Day 2 focuses on getting the dev team up to speed with the product idea, the experience, the story map and the release slicing. This process can obviously be minimised by having the dev team participate day 1. Once the team has a good understanding of what needs are being solved for whom and what the business value is, we review the story map. This takes a bit of time, because we discuss technical feasibility, dependencies and infrastructure needed. If it is a completely new product, we may need to make some basic design decisions in order for the estimation to be meaningful. Finally, we estimate the size of each story. Voilá! We now have a product idea that is boxed in, has a basic UX-design and an estimated MVP.

Participants of day 2 are hopefully the developers that will be implementing the product should it get it’s business case approved. They have the best perspective on how much effort is needed.

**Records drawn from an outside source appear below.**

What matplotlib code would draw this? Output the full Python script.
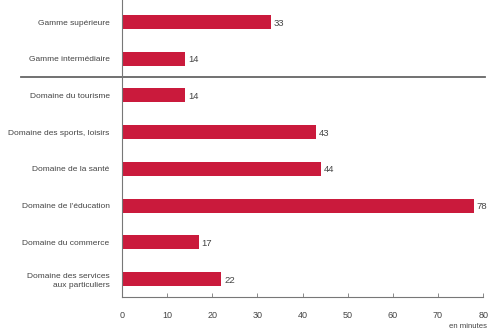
import matplotlib
matplotlib.use("Agg")
import matplotlib.pyplot as plt

categories = [
    "Gamme supérieure",
    "Gamme intermédiaire",
    "Domaine du tourisme",
    "Domaine des sports, loisirs",
    "Domaine de la santé",
    "Domaine de l'éducation",
    "Domaine du commerce",
    "Domaine des services\naux particuliers",
]
values = [33, 14, 14, 43, 44, 78, 17, 22]
xticks = [0, 10, 20, 30, 40, 50, 60, 70, 80]

bar_color = "#ca1a3c"
text_color = "#444444"
plt.rcParams["font.family"] = ["Liberation Sans", "DejaVu Sans"]

fig = plt.figure(figsize=(4.9, 3.33), dpi=100)
ax = fig.add_axes([0.249, 0.108, 0.737, 0.892])

pos = list(range(len(categories)))
ax.barh(pos, values, height=0.38, color=bar_color)
for p, v in zip(pos, values):
    ax.text(v + 0.6, p + 0.03, str(v), va="center", ha="left", fontsize=6.8, color=text_color)

ax.set_ylim(len(categories) - 1 + 0.49, -0.6)
ax.set_xlim(0, 80)
ax.set_yticks(pos)
ax.set_yticklabels(categories, fontsize=6.0, color=text_color, linespacing=1.45)
ax.set_xticks(xticks)
ax.set_xticklabels([str(t) for t in xticks], fontsize=6.5, color=text_color)
ax.tick_params(axis="y", length=0, pad=9)
ax.tick_params(axis="x", direction="in", length=3, width=0.6, color="#777777", pad=10)

for side in ("top", "right"):
    ax.spines[side].set_visible(False)
for side in ("left", "bottom"):
    ax.spines[side].set_color("#777777")
    ax.spines[side].set_linewidth(0.8)

# separator between the "gamme" group and the "domaine" group
ax.plot([-0.28, 1.005], [1.5, 1.5], transform=ax.get_yaxis_transform(),
        color="#666666", linewidth=1.3, clip_on=False)

fig.text(0.994, 0.008, "en minutes", ha="right", va="bottom", fontsize=5.6, color=text_color)

fig.savefig("out.png", dpi=100)
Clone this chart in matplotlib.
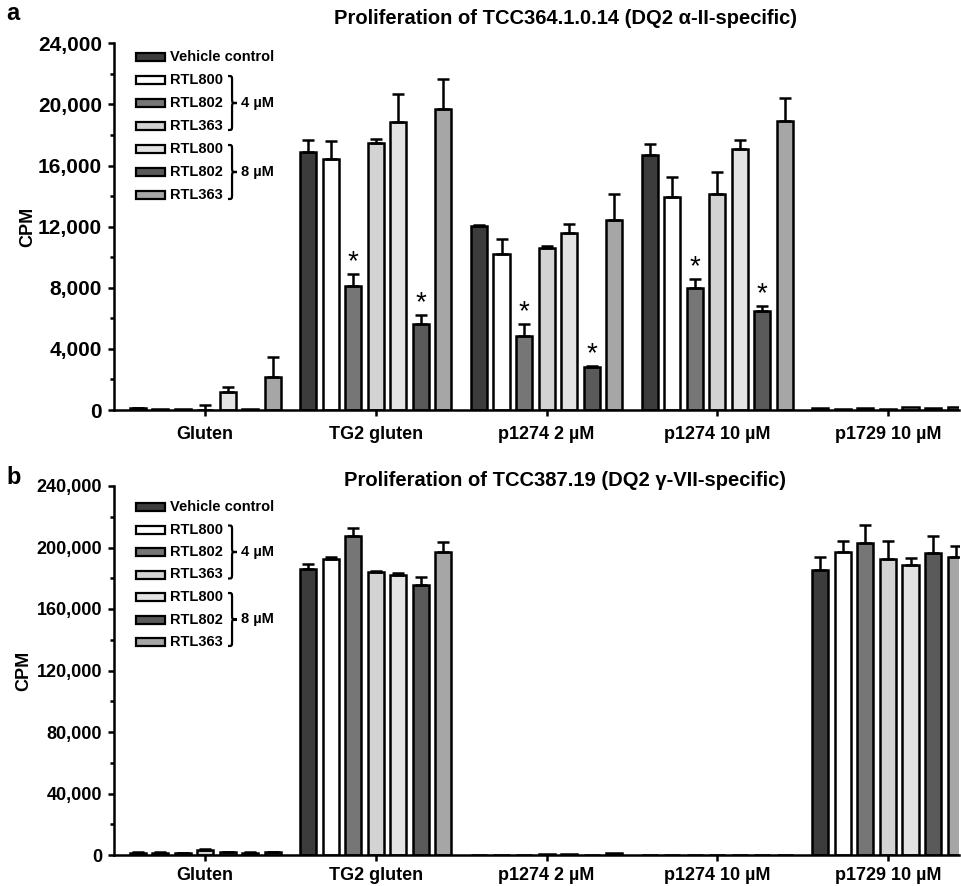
import matplotlib
matplotlib.use("Agg")
import matplotlib.pyplot as plt
import numpy as np
from matplotlib.patches import Rectangle, PathPatch
from matplotlib.path import Path
from matplotlib.ticker import MultipleLocator, FuncFormatter

plt.rcParams['font.family'] = ['Liberation Sans', 'DejaVu Sans']

# ---------------- data ----------------
groups = ["Gluten", "TG2 gluten", "p1274 2 µM", "p1274 10 µM", "p1729 10 µM"]
series = ["Vehicle control", "RTL800 4 µM", "RTL802 4 µM", "RTL363 4 µM",
          "RTL800 8 µM", "RTL802 8 µM", "RTL363 8 µM"]
legend_labels = ["Vehicle control", "RTL800", "RTL802", "RTL363", "RTL800", "RTL802", "RTL363"]
colors = ["#3c3c3c", "#ffffff", "#767676", "#d3d3d3", "#e3e3e3", "#5a5a5a", "#a6a6a6"]

# Panel a (CPM), rows = groups, columns = series
a_means = [
    [100, 60, 50, 20, 1150, 50, 2150],
    [16900, 16400, 8100, 17450, 18850, 5600, 19700],
    [12050, 10200, 4850, 10600, 11600, 2800, 12450],
    [16700, 13950, 8000, 14150, 17050, 6450, 18900],
    [100, 60, 120, 60, 200, 120, 180],
]
a_errs = [
    [20, 0, 0, 300, 350, 0, 1300],
    [750, 1200, 800, 300, 1800, 650, 1950],
    [50, 1000, 750, 120, 600, 80, 1700],
    [700, 1300, 550, 1400, 650, 370, 1550],
    [0, 0, 0, 0, 0, 0, 0],
]
# significance marks (group index, series index)
a_stars = [(1, 2), (1, 5), (2, 2), (2, 5), (3, 2), (3, 5)]

# Panel b (CPM)
b_means = [
    [1600, 1600, 1400, 3200, 1800, 1600, 1800],
    [186100, 192400, 207500, 184000, 182200, 175300, 197000],
    [300, 300, 300, 500, 800, 300, 1000],
    [200, 200, 200, 200, 200, 200, 200],
    [185500, 197300, 203200, 192400, 188300, 196300, 193700],
]
b_errs = [
    [200, 200, 200, 800, 200, 200, 300],
    [3300, 1200, 5000, 1000, 1300, 5800, 6900],
    [0, 0, 0, 0, 0, 0, 0],
    [0, 0, 0, 0, 0, 0, 0],
    [8200, 7000, 11500, 11900, 4800, 11200, 7300],
]

a_title = "Proliferation of TCC364.1.0.14 (DQ2 α-II-specific)"
b_title = "Proliferation of TCC387.19 (DQ2 γ-VII-specific)"

# ---------------- figure ----------------
W, H = 961, 886
fig = plt.figure(figsize=(W / 100, H / 100), dpi=100)


def fx(x):
    return x / W


def fy(y):
    return 1 - y / H


ax_a = fig.add_axes([fx(114), fy(410), (959 - 114) / W, (410 - 43.3) / H])
ax_b = fig.add_axes([fx(114), fy(855), (959 - 114) / W, (855 - 486) / H])

step = 0.132
bw = 0.094
LW = 1.8


def draw_panel(ax, means, errs, ymax, major, xpad, labx, ysize, stars=None):
    means = np.array(means, dtype=float)
    errs = np.array(errs, dtype=float)
    gx = np.arange(len(groups))
    for j in range(len(series)):
        xs = gx + (j - 3) * step
        ax.bar(xs, means[:, j], width=bw, color=colors[j], edgecolor="black",
               linewidth=LW, zorder=2)
        e = errs[:, j]
        mask = e > 0
        if mask.any():
            ax.errorbar(xs[mask], means[mask, j],
                        yerr=[np.zeros(mask.sum()), e[mask]],
                        fmt="none", ecolor="black", elinewidth=LW,
                        capsize=4, capthick=LW, zorder=3)
    if stars:
        for g, j in stars:
            ytop = means[g, j] + errs[g, j]
            ax.text(g + (j - 3) * step, ytop + ymax * 0.032, "*",
                    ha="center", va="center", fontsize=20, zorder=4)
    ax.set_xlim(-0.534, 4.416)
    ax.set_ylim(0, ymax)
    ax.set_xticks(gx)
    ax.set_xticklabels(groups, fontsize=13, fontweight="bold")
    ax.yaxis.set_major_locator(MultipleLocator(major))
    ax.yaxis.set_minor_locator(MultipleLocator(major / 2))
    ax.yaxis.set_major_formatter(FuncFormatter(lambda v, p: f"{int(v):,}"))
    ax.tick_params(axis="y", which="major", labelsize=ysize, length=4.5, width=LW, pad=4)
    ax.tick_params(axis="y", which="minor", length=3, width=LW)
    ax.tick_params(axis="x", which="major", length=4.5, width=LW, pad=xpad)
    for lab in ax.get_yticklabels():
        lab.set_fontweight("bold")
    for s in ["top", "right"]:
        ax.spines[s].set_visible(False)
    for s in ["left", "bottom"]:
        ax.spines[s].set_linewidth(LW)
    ax.set_ylabel("CPM", fontsize=13, fontweight="bold")
    ax.yaxis.set_label_coords(labx, 0.5)


draw_panel(ax_a, a_means, a_errs, 24000, 4000, 7, -0.092, 15, a_stars)
draw_panel(ax_b, b_means, b_errs, 240000, 40000, 4.5, -0.097, 13)


def brace(x0, ytop, ybot, w=9.0):
    xm = x0 + w * 0.45
    ym = (ytop + ybot) / 2
    d = 5
    pts = [(x0, ytop), (xm, ytop), (xm, ytop), (xm, ytop + d),
           (xm, ym - d),
           (xm, ym), (xm, ym), (x0 + w, ym),
           (xm, ym), (xm, ym), (xm, ym + d),
           (xm, ybot - d),
           (xm, ybot), (xm, ybot), (x0, ybot)]
    codes = [Path.MOVETO, Path.CURVE4, Path.CURVE4, Path.CURVE4,
             Path.LINETO,
             Path.CURVE4, Path.CURVE4, Path.CURVE4,
             Path.CURVE4, Path.CURVE4, Path.CURVE4,
             Path.LINETO,
             Path.CURVE4, Path.CURVE4, Path.CURVE4]
    verts = [(fx(x), fy(y)) for x, y in pts]
    fig.add_artist(PathPatch(Path(verts, codes), fill=False, lw=1.6,
                             edgecolor="black", transform=fig.transFigure))


def draw_legend(y0, dy):
    rows = [y0 + dy * i for i in range(7)]
    for i, (lab, c) in enumerate(zip(legend_labels, colors)):
        fig.add_artist(Rectangle((fx(136), fy(rows[i] + 4)), 29 / W, 8 / H,
                                 facecolor=c, edgecolor="black", lw=1.6,
                                 transform=fig.transFigure))
        fig.text(fx(170), fy(rows[i]), lab, fontsize=10.5, fontweight="bold",
                 va="center", ha="left")
    brace(228, rows[1] - 4, rows[3] + 4)
    fig.text(fx(241), fy(rows[2]), "4 µM", fontsize=10.5, fontweight="bold",
             va="center", ha="left")
    brace(228, rows[4] - 4, rows[6] + 4)
    fig.text(fx(241), fy(rows[5]), "8 µM", fontsize=10.5, fontweight="bold",
             va="center", ha="left")


draw_legend(57, 23)
draw_legend(507, 22.5)

fig.text(fx(565), fy(18), a_title, fontsize=14.5, fontweight="bold",
         ha="center", va="center")
fig.text(fx(565), fy(480), b_title, fontsize=14.5, fontweight="bold",
         ha="center", va="center")
fig.text(fx(6), fy(14), "a", fontsize=17, fontweight="bold", ha="left", va="center")
fig.text(fx(6), fy(477), "b", fontsize=17, fontweight="bold", ha="left", va="center")

fig.savefig("out.png", dpi=100)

If I’m running these workshops with a client where their dev team(s) are going to implement the product, it is the internal dev team that should participate day 2. If it is a product that the client would like R2M to implement, we engage 2-3 developers from R2M. The intended product owner should also be present day 2. Finally, at least one developer from day 2 should have been present day 1, to minimise knowledge loss over the workshop days.

Do you immediately start coding after the Prestudy?

You can do. But in many cases, it may be relevant to start with a “design sprint”. Validate your understanding of the target group’s needs by creating some UX, showing it to your users/customers and getting some feedback. Perhaps also experiment by validating some of the largest technical risks. The design sprint should not take months. It’s a sprint, we’re talking 1-3 weeks tops. By focusing on validating your understanding of the target group’s needs and the technology in your first iteration you can use what you have learned here to adjust your vision, story map, MVP scope or estimates; as you should after every iteration.

Our process including design sprint and iteration

What has been the result when you’ve run this two-day workshop set up?

  • I’ve run this two-day workshop configuration with five different clients.
  • It’s always been fun.
  • It’s always generated lots of creative energy.
  • It’s always been productive.
  • I’ve always received positive feedback.

Day 1 has always been exhausting. I have discussed with clients during retrospectives whether we should split day 1 into two half days. However, you build up a lot of energy and momentum that you want to capitalise on.

We haven’t always built the product. Sometimes we discover that there is no business case. I don’t see that as a failure. I see that as a success. We spent 2 days to find that out rather than a traditional prestudy that could have taken several weeks or months. See how much money have we just saved you?

In summary

During two days of intense workshopping you can go from a product idea to channelling the collective brain power of your stakeholders to decide what problem we are trying to solve, for whom, business value, simple UX design, backlog, technical implications and an estimated MVPThis canbe used as a foundation for deciding whether the product idea is worth your time and investment. The secret to this process is getting that cross-functional team in the same room. That’s where the magic happens. The rest is just facilitation with simple agile thinking tools.